If you’re following the customer-centric digital marketing strategies, then you can easily measure customer acquisition, customer retention, customer lifetime value, and customer equity in numbers.
Intangible Digital Marketing Results
There are a few things that you can’t measure for successful ad campaigns. It can be the share of mind or it can be how much that digital marketing campaign has contributed to your brand-building.
What is ROI in Marketing?
Return on Investment in marketing is measuring the result and performance of your marketing strategy. Just like normal ROI, you measure your investments and you measure your returns, to calculate marketing ROI.
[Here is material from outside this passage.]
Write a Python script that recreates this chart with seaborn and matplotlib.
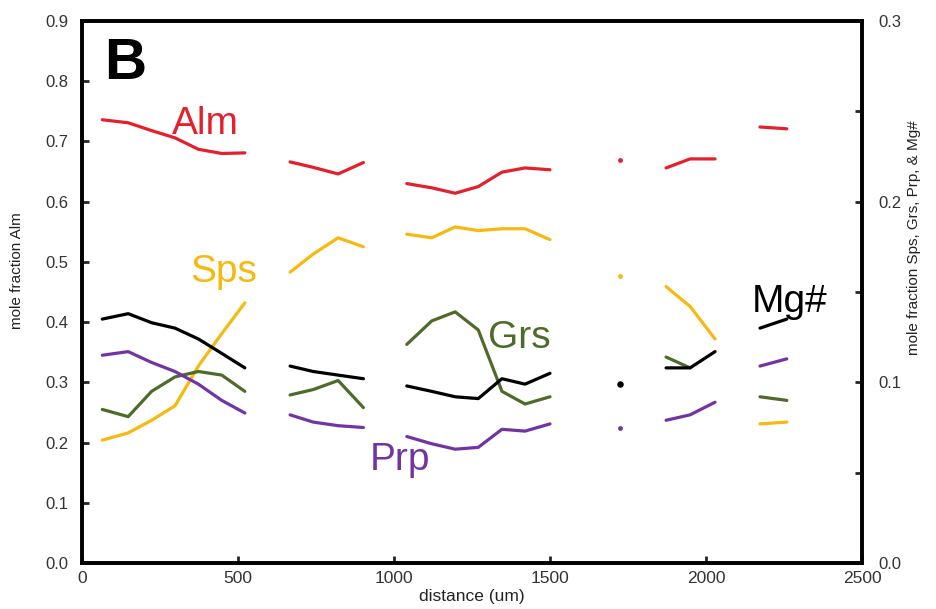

How to Calculate Marketing ROI?
Here’s a simple formula for that:
Marketing ROI = Marketing Investments/ Marketing Returns
In this formula, marketing investments are how much money you have invested in your marketing campaigns, digital ads, market research, and any other marketing activities.
Marketing returns can be the number of sales or market shares. Marketing returns generally follow a sequential process of results. When you run a marketing campaign, customer value, and customer engagement increase. When customer engagement increases, it increases the interest of customers in your brand and your products. This, in turn, strengthens customer retention. Better customer retention means enhanced customer lifetime value and customer equity.
In addition, you can use the same formula to calculate any subset of digital marketing like social media marketing ROI, email marketing ROI, content marketing ROI, or something else.
Key Lessons
Measuring the performance of your marketing campaigns is a must because without this you will never know what is working and what is not. This will lead to an increased gap between your actual results and your expected results.
But the sudden digital marketing culture of just focusing on data shouldn’t mislead you from understanding the importance of creative digital marketing in your brand building.
Here’s the key takeaway for you — ‘what can’t be measured also matters.’
If your digital ad campaigns are winning the share of voice but not share of mind and share of heart, you are doing something wrong.